The statement added that, even if in the second and third quarters there was some slowdown in the economy’s growth rate, “current indicators of activity support the assessment that the economy is at full employment, and in particular, the tight labor market data indicate a high level of demand.”
Baudot-Trajtenberg said the committee was well aware that the decision for the rate rise was taken without a governor at the helm, but said data and economic analysis led to the decision.
“The monetary committee was very aware that we are in a transitional period,” she said in the video. “We also discussed this,” she said. “But as in all our other decisions the monetary committee members thought that decisions must be taken only on the basis data and economic analysis.”
Why a rate hike now?
The Bank of Israel, like other central banks around the world, is charged with maintaining price stability in the economy — thus keeping inflation in check — to help create a business environment that helps economic growth. The central bank also supports the other objectives of the government’s economic policy, especially economic growth, employment, reducing social gaps and supporting the stability of the financial system.
Price stability is defined in terms of an inflation target that the government has been setting since 1992. The objective of the central bank’s monetary policy is to attain the target. To attain the inflation target, the Bank of Israel sets the level of short-term interest rates. Too low a level of interest leads to inflationary pressures — and price rises — while too steep a rise in the rate of interest results in an excessive restraint of economic activity.
Since the financial meltdown on 2008, considered to be the worst since the great depression of the ’30s, central banks globally, including the Bank of Israel, drastically cut rates to help boost the growth of their economies. Lower rates mean that the cost of borrowing money is lower. This enables individuals and companies to borrow more money — at lower costs — and invest in the stock exchange or in homes or in machinery for their businesses. This creates a ripple effect of increased spending, which helps economic growth.
Since the last rate hike in Israel in 2011, the rates dropped to a record low of 0.1% in 2015 and had remained at those levels, until its rise on Monday.
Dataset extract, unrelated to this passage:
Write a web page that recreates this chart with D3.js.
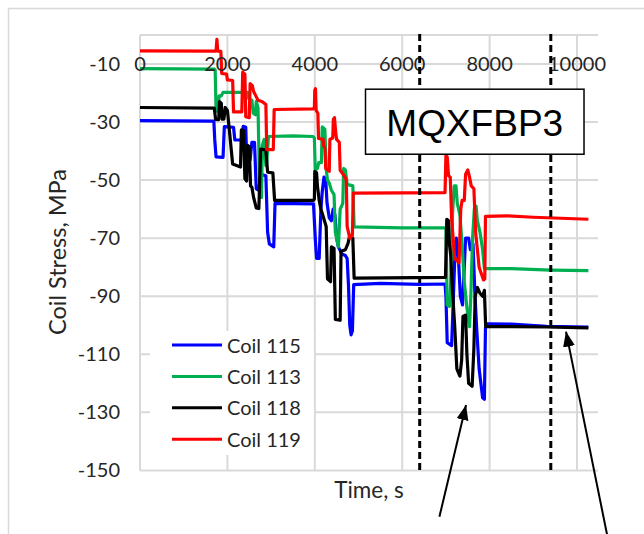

Other central banks have also been raising their rates, as economies globally are recovering from the crisis. In the US, the Federal Reserve has been raising its rates since 2015.
Israel’s central bank believes that Israel’s stronger economy and the inflation that is within the target range, justify a rate rise now.
Who will benefit from the rate rise, who will suffer
The main beneficiaries of the interest rate rise will be the Israeli banks and financial institutions who make an income from lending money.
Consumers who have money in savings accounts in the bank will also benefit from the higher interest rates on their funds.
Those who need to borrow money however — both companies or individuals — will now have to pay higher interest on the loans they have taken, and the decision will impact mainly the highly leveraged industries, like construction firms or holding companies.
“The rise in the rate is not dramatic, but it could be if the trend continues,” Ayalon’s Pagot said by phone. “It makes whoever is leveraged more vulnerable. Companies and consumers have forgotten what it means to pay significant interest on their debt.”
Indeed, the shares of real estate firms and holding companies, which are highly leveraged, fell on Monday, following the rate decision, while those of banks rose. The shekel, which had declined 3.2% against the dollar since the last interest rate decision, was up 0.5% to 3.7120 per dollar after the announcement on Monday, according to data compiled by Reuters.
A trend of higher interest rates also could cause an appreciation of the shekel, and thus can negatively impact Israeli exports, as holding shekels yields greater interest payments than before.
Interest rates will also rise for private individuals who have outstanding loans or have to take new loans and those who have mortgages, as repayments may rise, depending on the kind of loan they have.
The rate rise is minor and is not expected to affect the financials of companies or individuals, Meitav Dash Brokerage said in a note to investors. But that could change if the markets interpret this single move as “a trend.” Then also long-term rates could rise, the brokerage said. Mortgage rates were on their way up already before the central bank’s rate rise.
“Higher mortgage rates will add to a slowdown in the real estate market and weigh on the whole economy, adding fuel to the fire,” said Amir Kahanovich, the chief economist at The Phoenix Insurance Company Ltd. & Excellence Nessuah Investment House Ltd. in a note.
Lack of visibility
Just two of the 12 economists surveyed by Reuters had forecast a rise in the rate, while 10 others had expected the rate to remain unchanged.
What made the decision even more surprising, said Gil Bufman, the chief economist at Bank Leumi Le-Israel Ltd. in an emailed note to investors, was that at the last rate decision, on October 8, the central bank’s economists revised their expectations for a rate rise, saying they now expected a rate increase only in the first quarter of 2019, as opposed to the fourth quarter of 2018, given lower than expected inflation.
“Since the last decision at the beginning of October, inflation expectations have declined slightly, the price of oil has collapsed by about 30%, and growth data for the third quarter of the year were slightly lower than expected, so that the timing of the interest rate hike seemed somewhat puzzling,” he wrote.
“Somewhat surprisingly, the reasons the bank cited for raising the rate were the same it used in the past for not rising the rate,” namely the fact that inflation is at the bottom of the target range, wrote Ofer Klein, the head of the economics and research department at Harel Insurance & Finance in a note. Even so, he said, he does not see the rate rise as a change in direction.
“The central bank will not hurry” to raise the rate in coming months, due to the slower economic growth posted in the two past quarters, a forecasted decline in global economic growth and a drop in oil prices.” He said that he expects just one or at most two rate rises during 2019.
Ayalon’s Pagot said the central bank expectations management was “unacceptable. There is no visibility regarding monetary policy,” as opposed to Europe and the US, where the central banks prepared the market in advance on their policies, and “no one is surprised.”
This visibility is even more put into question as the new central bank governor takes his post at the helm of the bank next month, he said.
“He is a black box for the market and we don’t know his monetary policies.”